Wie kam man den "Miami Five" auf die Spur? Hat Kuba die Namen dem FBI auf dem Tablett serviert?
Kuba hat seine Agenten nicht verraten. Das FBI ist wohl in das Appartement eines der fünf eingebrochen und hat die Daten auf dem Computer entdeckt.

Die Urteile ergingen in Miami. Warum war dort kein faires Urteil zu erwarten?
Miami ist vermutlich der einzige Ort in den USA, in dem es kein gerechtes Urteil geben konnte. Dort leben 650000 Exilkubaner. Es dürfen keine kubanischen Filme gezeigt werden, kubanische Sportler sind ebenso unerwünscht. Deshalb ist es eine Farce, dass alle zwölf Geschworenen aus Miami kamen.

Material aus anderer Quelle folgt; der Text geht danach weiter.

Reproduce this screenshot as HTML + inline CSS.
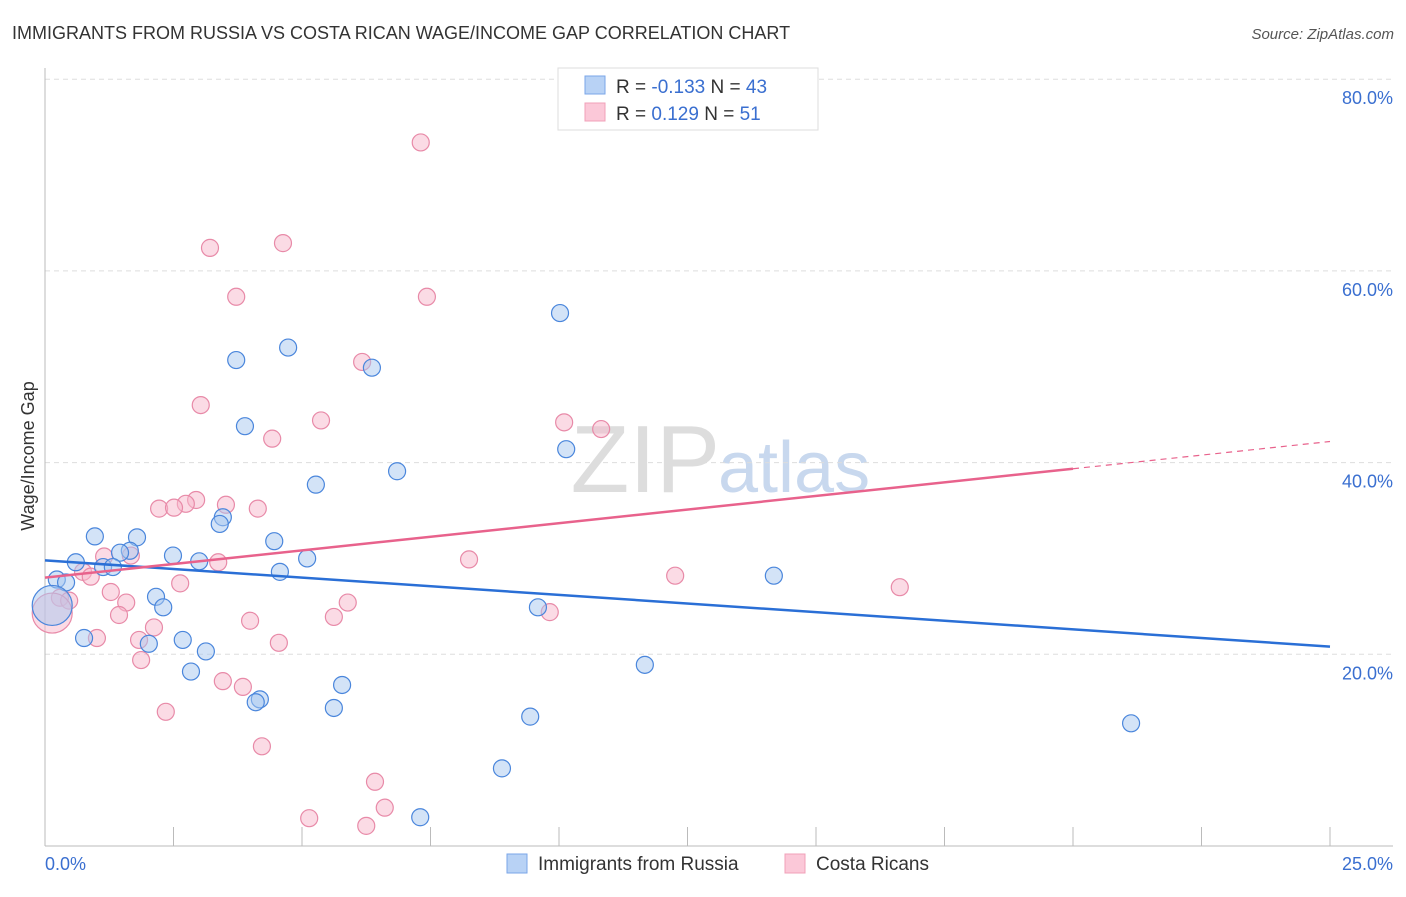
<!DOCTYPE html>
<html><head><meta charset="utf-8"><style>
body{margin:0;background:#fff;font-family:"Liberation Sans",sans-serif;}
svg text{font-family:"Liberation Sans",sans-serif;}
</style></head><body>
<svg id="chart" width="1406" height="892" xmlns="http://www.w3.org/2000/svg">
<text x="12" y="39" font-size="18" fill="#333">IMMIGRANTS FROM RUSSIA VS COSTA RICAN WAGE/INCOME GAP CORRELATION CHART</text>
<text x="1394" y="39" font-size="15" fill="#555" font-style="italic" text-anchor="end">Source: ZipAtlas.com</text>
<text x="720" y="492" font-size="96" fill="#ddd" text-anchor="end" font-family="Liberation Serif">ZIP</text>
<text x="718" y="492" font-size="72" fill="#c8d8ee">atlas</text>
<g id="grid"></g>
<g id="axes"></g>
<g id="pts"></g>
<g id="trends"></g>
<text transform="translate(34,456) rotate(-90)" font-size="18" fill="#333" text-anchor="middle">Wage/Income Gap</text>
<text x="45" y="870" font-size="18" fill="#3a6fd0">0.0%</text>
<text x="1393" y="870" font-size="18" fill="#3a6fd0" text-anchor="end">25.0%</text>
<g>
<rect x="558" y="68" width="260" height="62" fill="#fff" stroke="#ddd"/>
<rect x="585" y="76" width="20" height="18" fill="#b8d2f5" stroke="#7aa6e8"/>
<rect x="585" y="103" width="20" height="18" fill="#fbc8d8" stroke="#f0a0b8"/>
<text x="616" y="93" font-size="19" fill="#333">R = <tspan fill="#3a6fd0">-0.133</tspan>   N = <tspan fill="#3a6fd0">43</tspan></text>
<text x="616" y="120" font-size="19" fill="#333">R =   <tspan fill="#3a6fd0">0.129</tspan>   N =  <tspan fill="#3a6fd0">51</tspan></text>
</g>
<g>
<rect x="507" y="854" width="20" height="19" fill="#b8d2f5" stroke="#7aa6e8"/>
<text x="538" y="870" font-size="19" fill="#333">Immigrants from Russia</text>
<rect x="785" y="854" width="20" height="19" fill="#fbc8d8" stroke="#f0a0b8"/>
<text x="816" y="870" font-size="19" fill="#333">Costa Ricans</text>
</g>
</svg>
<script>
const yTicks=[20,40,60,80];
const yTickLabels=["20.0%","40.0%","60.0%","80.0%"];
const xTicks=[2.5,5,7.5,10,12.5,15,17.5,20,22.5,25];
const blueX=[10.02,4.73,3.72,6.36,3.89,10.14,6.85,5.27,0.97,1.79,3.46,3.40,4.46,1.65,1.46,2.49,0.60,3.0,5.10,1.13,1.32,4.57,14.18,0.23,0.41,2.16,2.30,9.59,0.76,2.68,2.02,3.13,11.67,2.84,5.78,4.18,4.10,5.62,9.44,21.13,8.89,7.30,0.14];
const blueY=[55.6,52.0,50.7,49.9,43.8,41.4,39.1,37.7,32.3,32.2,34.3,33.6,31.8,30.8,30.6,30.3,29.6,29.7,30.0,29.1,29.1,28.6,28.2,27.8,27.5,26.0,24.9,24.9,21.7,21.5,21.1,20.3,18.9,18.2,16.8,15.3,15.0,14.4,13.5,12.8,8.1,3.0,25.1];
const pinkX=[7.31,4.63,3.21,3.72,7.43,6.17,3.03,5.37,10.10,10.82,4.42,2.94,2.74,3.52,2.22,2.51,4.14,1.15,1.67,3.37,8.25,0.74,0.89,12.26,2.63,16.63,1.28,0.29,0.47,1.58,5.89,9.82,1.44,5.62,3.99,2.12,1.01,1.83,4.55,1.87,3.46,3.85,2.35,4.22,6.42,6.61,5.14,6.25,0.14];
const pinkY=[73.4,62.9,62.4,57.3,57.3,50.5,46.0,44.4,44.2,43.5,42.5,36.1,35.7,35.6,35.2,35.3,35.2,30.2,30.3,29.6,29.9,28.6,28.1,28.2,27.4,27.0,26.5,25.9,25.6,25.4,25.4,24.4,24.1,23.9,23.5,22.8,21.7,21.5,21.2,19.4,17.2,16.6,14.0,10.4,6.7,4.0,2.9,2.1,24.3];
const blueTrend=[29.8,20.8];
const pinkTrend=[28.0,42.2];
const pinkSolidEnd=20;
const X=v=>45+v/25*1285, Y=v=>846-v/20*191.7;
const NS="http://www.w3.org/2000/svg";
function mk(t,a,p){const e=document.createElementNS(NS,t);for(const k in a)e.setAttribute(k,a[k]);p.appendChild(e);return e;}
const grid=document.getElementById('grid'),axes=document.getElementById('axes'),pts=document.getElementById('pts'),tr=document.getElementById('trends');
yTicks.forEach((v,i)=>{
 const l=mk('line',{x1:45,x2:1393,y1:Y(v),y2:Y(v),stroke:'#ddd','stroke-dasharray':'5,4'},grid);
 
 
 const t=mk('text',{x:1393,y:Y(v)+25,'font-size':18,fill:'#3a6fd0','text-anchor':'end'},grid);
 t.textContent=yTickLabels[i];
 
 
});
const xa=mk('line',{x1:45,x2:1393,y1:846,y2:846,stroke:'#bbb'},axes);


const ya=mk('line',{x1:45,x2:45,y1:68,y2:846,stroke:'#bbb'},axes);


xTicks.forEach(v=>{
 const l=mk('line',{x1:X(v),x2:X(v),y1:827,y2:846,stroke:'#bbb'},axes);
 
 
});
function dots(xs,ys,fill,stroke,name){
 xs.forEach((x,i)=>{
  const big=(i===xs.length-1);
  const c=mk('circle',{cx:X(x),cy:Y(ys[i]),r:big?20:8.5,fill:fill,'fill-opacity':0.5,stroke:stroke,'stroke-width':1.2},pts);
  
  
 });
}
dots(pinkX,pinkY,'#f8b8cc','#e88aa8','costa-rican-point');
dots(blueX,blueY,'#a8c8f0','#4a86dc','russia-point');
const bl=mk('line',{x1:X(0),y1:Y(blueTrend[0]),x2:X(25),y2:Y(blueTrend[1]),stroke:'#2a6fd6','stroke-width':2.5},tr);


const pm=pinkTrend[0]+(pinkTrend[1]-pinkTrend[0])*pinkSolidEnd/25;
const pl=mk('line',{x1:X(0),y1:Y(pinkTrend[0]),x2:X(pinkSolidEnd),y2:Y(pm),stroke:'#e8628c','stroke-width':2.5},tr);


const pd=mk('line',{x1:X(pinkSolidEnd),y1:Y(pm),x2:X(25),y2:Y(pinkTrend[1]),stroke:'#e8628c','stroke-width':1.2,'stroke-dasharray':'6,5'},tr);


</script>
</body></html>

Am 10. März fand die Berufung ohne die Angeklagten statt. Eine Entscheidung soll 90 Tage nach diesem Datum folgen. Was wird aus den Angeklagten? Welche Strafe würden Sie akzeptieren?
In ähnlich gelagerten Fällen gab es viel geringere Strafen. Ein in den USA lebender Iraker, der vor dem Irak-Krieg militärischen Widerstand gegen Saddam Hussein von Amerika aus organisiert hatte, wurde kürzlich zu einer Haftstrafe von knapp vier Jahren verurteilt. Drei Israelis, die in den USA antijüdische Organisationen aufspüren wollten, ließ man nach dem 11. September 2001 nach 30 Tagen Arrest wieder in ihre Heimat zurückkehren. Die Fünf könnten also längst zu Hause sein. Unabhängig vom Urteil haben beide Seiten aber Berufung angekündigt.